The interplays between tumor cells and inflammatory cells during tumorigenesis. (A) The effect of tumor cells on inflammatory cells. Tumor cells secrete many cytokines to alter the microenvironment to promote tumor growth and invasion and to blunt the anti-tumorigenic immune response. (B) Inflammatory cells affect the genomic stability of tumor cells. AID: activation-induced cytidine deaminase; DNMT1: DNA methyltransferase 1. (C) Inflammatory cells enhance tumor cell proliferation and survival through autocrine and paracrine signaling. (D) Inflammatory cells promote tumor cell migration, invasion, and metastasis through cytokine and chemokine production.

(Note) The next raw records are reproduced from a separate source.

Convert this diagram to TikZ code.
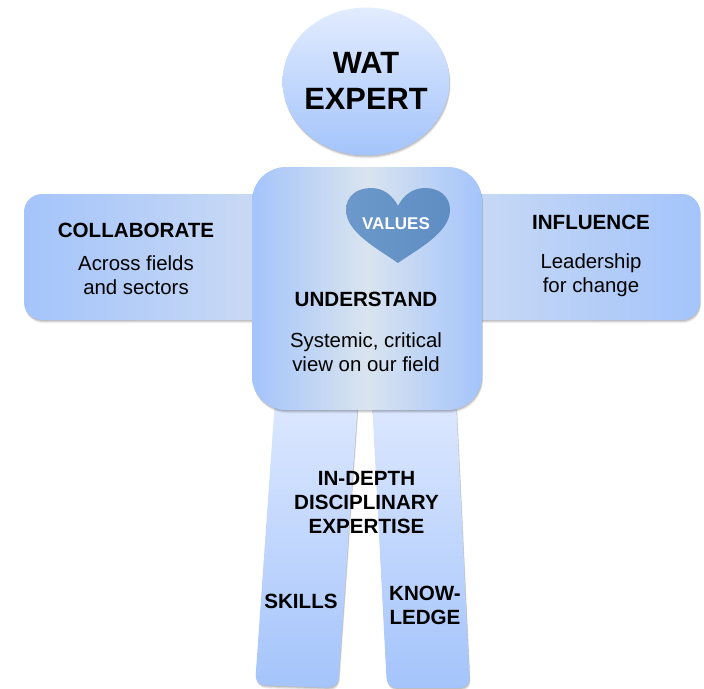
\documentclass[tikz,border=0pt]{standalone}
\usepackage{fontspec}
\setmainfont{Liberation Sans}
\usetikzlibrary{shapes.geometric}
\definecolor{bluedeep}{HTML}{A4C4FB}
\definecolor{bluelight}{HTML}{E2ECFF}
\definecolor{legtop}{HTML}{DDE8FF}
\definecolor{armlight}{HTML}{CDDCF3}
\definecolor{torsomid}{HTML}{D9E4EF}
\definecolor{heartl}{HTML}{6C99CA}
\definecolor{heartr}{HTML}{5F8DC3}
\tikzset{
  softshadow/.style={
    preaction={fill=black,opacity=.07,transform canvas={shift={(1pt,-3pt)}}},
    preaction={fill=black,opacity=.09,transform canvas={shift={(.7pt,-2pt)}}},
    preaction={fill=black,opacity=.12,transform canvas={shift={(.4pt,-1pt)}}}},
  head/.style={ellipse,softshadow,top color=bluelight,bottom color=bluedeep,inner sep=0pt,minimum width=167pt,minimum height=148pt},
  limb/.style={softshadow,top color=legtop,bottom color=bluedeep,rounded corners=10pt},
  armbox/.style={softshadow,rounded corners=18pt,minimum width=261pt,minimum height=126pt,inner sep=0pt},
  labelbold/.style={font=\bfseries\fontsize{20.6}{24}\selectfont,align=center,inner sep=0pt,text=black},
  labelreg/.style={font=\fontsize{20.4}{24}\selectfont,align=center,inner sep=0pt,text=black}
}
\begin{document}
\begin{tikzpicture}[x=1pt,y=-1pt]
\useasboundingbox (0,0) rectangle (704,688);
% legs
\path[limb] (275,400) -- (358,400) -- (338,688) -- (255,685) -- cycle;
\path[limb] (372,400) -- (456,400) -- (470,688) -- (387,688) -- cycle;
% arms
\node[armbox,left color=bluedeep,right color=armlight] (armL) at (154.5,257) {};
\node[armbox,left color=armlight,right color=bluedeep] (armR) at (569.5,257) {};
% torso
\node[softshadow,rounded corners=34pt,left color=bluedeep,right color=bluedeep,middle color=torsomid,minimum width=230pt,minimum height=243pt,inner sep=0pt] (torso) at (367,288.5) {};
% head
\node[head] (headN) at (366,81.5) {};
% heart
\path[left color=heartl,right color=heartr]
  (398,263) .. controls (380,250) and (346,233) .. (346,210)
  .. controls (346,196) and (357,188) .. (371,188)
  .. controls (384,188) and (393,196) .. (398,206)
  .. controls (403,196) and (412,188) .. (425,188)
  .. controls (439,188) and (450,196) .. (450,210)
  .. controls (450,233) and (416,250) .. (398,263) -- cycle;
% text
\node[font=\bfseries\fontsize{30.8}{36}\selectfont,align=center,inner sep=0pt] (title) at (366,80.5) {WAT\\EXPERT};
\node[font=\bfseries\fontsize{17}{20}\selectfont,text=white,inner sep=0pt] (values) at (396,223.5) {VALUES};
\node[labelbold] (collab) at (136,230.5) {COLLABORATE};
\node[labelreg] (collabT) at (136,275.5) {Across fields\\and sectors};
\node[labelbold] (infl) at (591,222.5) {INFLUENCE};
\node[labelreg] (inflT) at (591,275.5) {Leadership\\for change};
\node[labelbold] (under) at (366,299.5) {UNDERSTAND};
\node[labelreg] (underT) at (366,352.5) {Systemic, critical\\view on our field};
\node[labelbold] (depth) at (366.5,502.5) {IN-DEPTH\\DISCIPLINARY\\EXPERTISE};
\node[labelbold] (skills) at (301,601.5) {SKILLS};
\node[labelbold] (know) at (425,605) {KNOW-\\LEDGE};
\end{tikzpicture}
\end{document}
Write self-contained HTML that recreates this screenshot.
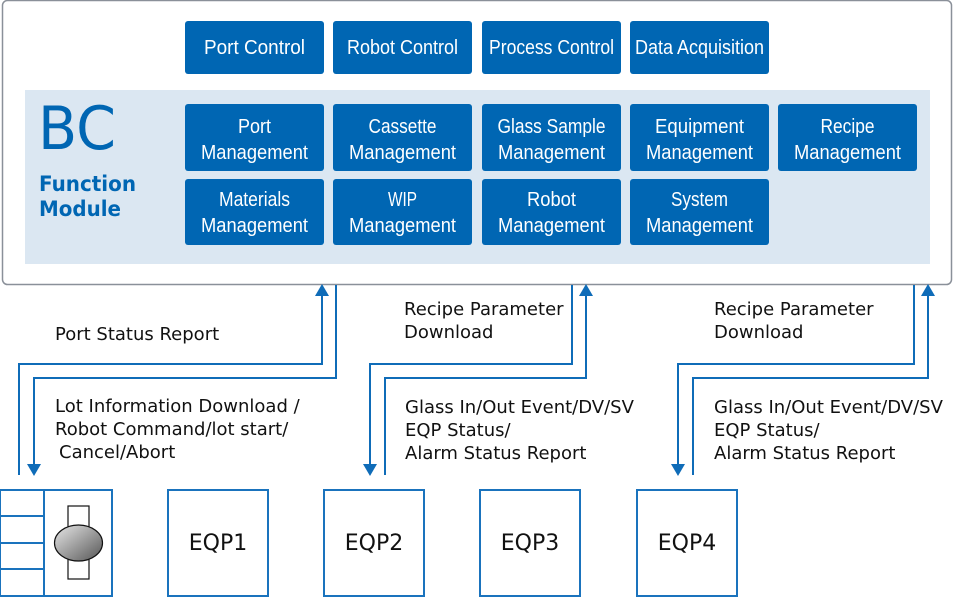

COX-2: cyclooxygenase 2; MMP: matrix metalloproteinase; E-cad: E-cadherin; EMT: epithelial-mesenchymal transition; sLex: sialyl Lewis X; CXCR: CXC chemokine receptor; BV: blood vessel.

Figure 5

CBD’s effects on cancer cells and infiltrating immune cells. (A) Through its interactions with the CB₁, CB₂, and TRPV1 receptors, CBD induces cell cycle arrest and apoptosis in cancer cells. (B) CBD also binds the CB₁ and CB₂ receptors on the infiltrating inflammatory cells and disrupts the pro-tumorigenic cytokine production, thus leading to ineffective immunosuppression and promoting tumor cell death. ROS production by phagocytic cells disrupts the ER and mitochondrial homeostasis in tumor cells leading to apoptosis. UPR: unfolded protein response.